Skip any picture you find and retype all the remaining lines exactly.

:: PROVIDED DATA

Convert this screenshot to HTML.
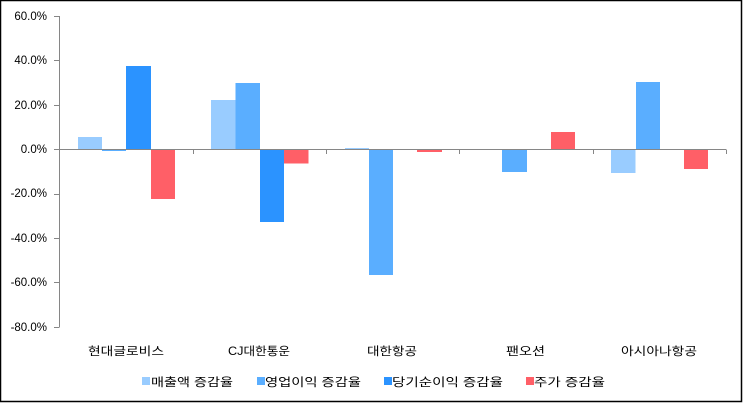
<!DOCTYPE html>
<html><head><meta charset="utf-8"><style>
html,body{margin:0;padding:0;background:#fff}
svg{display:block}
text{font-family:"Liberation Sans","Noto Sans CJK KR",sans-serif;font-size:11.5px;fill:#000}
</style></head><body>
<svg width="743" height="403" viewBox="0 0 743 403" xmlns="http://www.w3.org/2000/svg">
<rect x="0.5" y="0.5" width="741" height="401" fill="#fff" stroke="#000" stroke-width="1.5"/>
<g text-anchor="end">
<text x="47" y="20">60.0%</text>
<text x="47" y="64">40.0%</text>
<text x="47" y="109">20.0%</text>
<text x="47" y="153">0.0%</text>
<text x="47" y="197">-20.0%</text>
<text x="47" y="242">-40.0%</text>
<text x="47" y="286">-60.0%</text>
<text x="47" y="331">-80.0%</text>
</g>
<g fill="#99CCFF">
<rect x="78" y="137" width="24" height="12.5"/>
<rect x="211" y="100" width="24.5" height="49.5"/>
<rect x="345" y="148" width="24" height="1.5"/>
<rect x="611" y="149.5" width="24.5" height="23.5"/>
</g>
<g fill="#5AAEFF">
<rect x="102" y="149.5" width="24" height="1.5"/>
<rect x="235.5" y="83" width="24.5" height="66.5"/>
<rect x="369" y="149.5" width="24" height="125.5"/>
<rect x="502" y="149.5" width="25" height="22.5"/>
<rect x="636" y="82" width="24" height="67.5"/>
</g>
<g fill="#2B93FF">
<rect x="126" y="66" width="25" height="83.5"/>
<rect x="260" y="149.5" width="24" height="72.5"/>
</g>
<g fill="#FF5F67">
<rect x="151" y="149.5" width="24" height="49.5"/>
<rect x="284" y="149.5" width="24.5" height="14"/>
<rect x="417" y="149.5" width="25" height="2.5"/>
<rect x="551" y="132" width="24" height="17.5"/>
<rect x="684" y="149.5" width="24" height="19.5"/>
</g>
<g stroke="#868686" stroke-width="1">
<line x1="59.5" y1="16" x2="59.5" y2="327"/>
<line x1="59.5" y1="149.5" x2="726" y2="149.5"/>
<line x1="54" y1="16.5" x2="59.5" y2="16.5"/>
<line x1="54" y1="60.5" x2="59.5" y2="60.5"/>
<line x1="54" y1="105.5" x2="59.5" y2="105.5"/>
<line x1="54" y1="149.5" x2="59.5" y2="149.5"/>
<line x1="54" y1="194.5" x2="59.5" y2="194.5"/>
<line x1="54" y1="238.5" x2="59.5" y2="238.5"/>
<line x1="54" y1="282.5" x2="59.5" y2="282.5"/>
<line x1="54" y1="327.5" x2="59.5" y2="327.5"/>
<line x1="193.5" y1="149.5" x2="193.5" y2="154"/>
<line x1="326.5" y1="149.5" x2="326.5" y2="154"/>
<line x1="459.5" y1="149.5" x2="459.5" y2="154"/>
<line x1="593.5" y1="149.5" x2="593.5" y2="154"/>
<line x1="726.5" y1="149.5" x2="726.5" y2="154"/>
</g>
<g style="font-size:13px">
<text x="88" y="355" textLength="76" lengthAdjust="spacingAndGlyphs">현대글로비스</text>
<text x="228" y="355" textLength="62" lengthAdjust="spacingAndGlyphs">CJ대한통운</text>
<text x="367" y="355" textLength="50" lengthAdjust="spacingAndGlyphs">대한항공</text>
<text x="506" y="355" textLength="39" lengthAdjust="spacingAndGlyphs">팬오션</text>
<text x="621" y="355" textLength="76" lengthAdjust="spacingAndGlyphs">아시아나항공</text>
</g>
<g style="font-size:13px">
<rect x="142" y="377" width="8" height="8" fill="#99CCFF"/>
<text x="151" y="386" textLength="82" lengthAdjust="spacingAndGlyphs">매출액 증감율</text>
<rect x="257" y="377" width="8" height="8" fill="#5AAEFF"/>
<text x="265" y="386" textLength="96" lengthAdjust="spacingAndGlyphs">영업이익 증감율</text>
<rect x="384" y="377" width="8" height="8" fill="#2B93FF"/>
<text x="392" y="386" textLength="111" lengthAdjust="spacingAndGlyphs">당기순이익 증감율</text>
<rect x="526" y="377" width="8" height="8" fill="#FF5F67"/>
<text x="534" y="386" textLength="71" lengthAdjust="spacingAndGlyphs">주가 증감율</text>
</g>
</svg>
</body></html>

::::

## TASK ANSWER
Convert this screenshot to HTML.
<!DOCTYPE html>
<html><head><meta charset="utf-8"><style>
html,body{margin:0;padding:0;background:#fff}
svg{display:block}
text{font-family:"Liberation Sans","Noto Sans CJK KR",sans-serif;font-size:11.5px;fill:#000}
</style></head><body>
<svg width="743" height="403" viewBox="0 0 743 403" xmlns="http://www.w3.org/2000/svg">
<rect x="0.5" y="0.5" width="741" height="401" fill="#fff" stroke="#000" stroke-width="1.5"/>
<g text-anchor="end">
<text x="47" y="20">60.0%</text>
<text x="47" y="64">40.0%</text>
<text x="47" y="109">20.0%</text>
<text x="47" y="153">0.0%</text>
<text x="47" y="197">-20.0%</text>
<text x="47" y="242">-40.0%</text>
<text x="47" y="286">-60.0%</text>
<text x="47" y="331">-80.0%</text>
</g>
<g fill="#99CCFF">
<rect x="78" y="137" width="24" height="12.5"/>
<rect x="211" y="100" width="24.5" height="49.5"/>
<rect x="345" y="148" width="24" height="1.5"/>
<rect x="611" y="149.5" width="24.5" height="23.5"/>
</g>
<g fill="#5AAEFF">
<rect x="102" y="149.5" width="24" height="1.5"/>
<rect x="235.5" y="83" width="24.5" height="66.5"/>
<rect x="369" y="149.5" width="24" height="125.5"/>
<rect x="502" y="149.5" width="25" height="22.5"/>
<rect x="636" y="82" width="24" height="67.5"/>
</g>
<g fill="#2B93FF">
<rect x="126" y="66" width="25" height="83.5"/>
<rect x="260" y="149.5" width="24" height="72.5"/>
</g>
<g fill="#FF5F67">
<rect x="151" y="149.5" width="24" height="49.5"/>
<rect x="284" y="149.5" width="24.5" height="14"/>
<rect x="417" y="149.5" width="25" height="2.5"/>
<rect x="551" y="132" width="24" height="17.5"/>
<rect x="684" y="149.5" width="24" height="19.5"/>
</g>
<g stroke="#868686" stroke-width="1">
<line x1="59.5" y1="16" x2="59.5" y2="327"/>
<line x1="59.5" y1="149.5" x2="726" y2="149.5"/>
<line x1="54" y1="16.5" x2="59.5" y2="16.5"/>
<line x1="54" y1="60.5" x2="59.5" y2="60.5"/>
<line x1="54" y1="105.5" x2="59.5" y2="105.5"/>
<line x1="54" y1="149.5" x2="59.5" y2="149.5"/>
<line x1="54" y1="194.5" x2="59.5" y2="194.5"/>
<line x1="54" y1="238.5" x2="59.5" y2="238.5"/>
<line x1="54" y1="282.5" x2="59.5" y2="282.5"/>
<line x1="54" y1="327.5" x2="59.5" y2="327.5"/>
<line x1="193.5" y1="149.5" x2="193.5" y2="154"/>
<line x1="326.5" y1="149.5" x2="326.5" y2="154"/>
<line x1="459.5" y1="149.5" x2="459.5" y2="154"/>
<line x1="593.5" y1="149.5" x2="593.5" y2="154"/>
<line x1="726.5" y1="149.5" x2="726.5" y2="154"/>
</g>
<g style="font-size:13px">
<text x="88" y="355" textLength="76" lengthAdjust="spacingAndGlyphs">현대글로비스</text>
<text x="228" y="355" textLength="62" lengthAdjust="spacingAndGlyphs">CJ대한통운</text>
<text x="367" y="355" textLength="50" lengthAdjust="spacingAndGlyphs">대한항공</text>
<text x="506" y="355" textLength="39" lengthAdjust="spacingAndGlyphs">팬오션</text>
<text x="621" y="355" textLength="76" lengthAdjust="spacingAndGlyphs">아시아나항공</text>
</g>
<g style="font-size:13px">
<rect x="142" y="377" width="8" height="8" fill="#99CCFF"/>
<text x="151" y="386" textLength="82" lengthAdjust="spacingAndGlyphs">매출액 증감율</text>
<rect x="257" y="377" width="8" height="8" fill="#5AAEFF"/>
<text x="265" y="386" textLength="96" lengthAdjust="spacingAndGlyphs">영업이익 증감율</text>
<rect x="384" y="377" width="8" height="8" fill="#2B93FF"/>
<text x="392" y="386" textLength="111" lengthAdjust="spacingAndGlyphs">당기순이익 증감율</text>
<rect x="526" y="377" width="8" height="8" fill="#FF5F67"/>
<text x="534" y="386" textLength="71" lengthAdjust="spacingAndGlyphs">주가 증감율</text>
</g>
</svg>
</body></html>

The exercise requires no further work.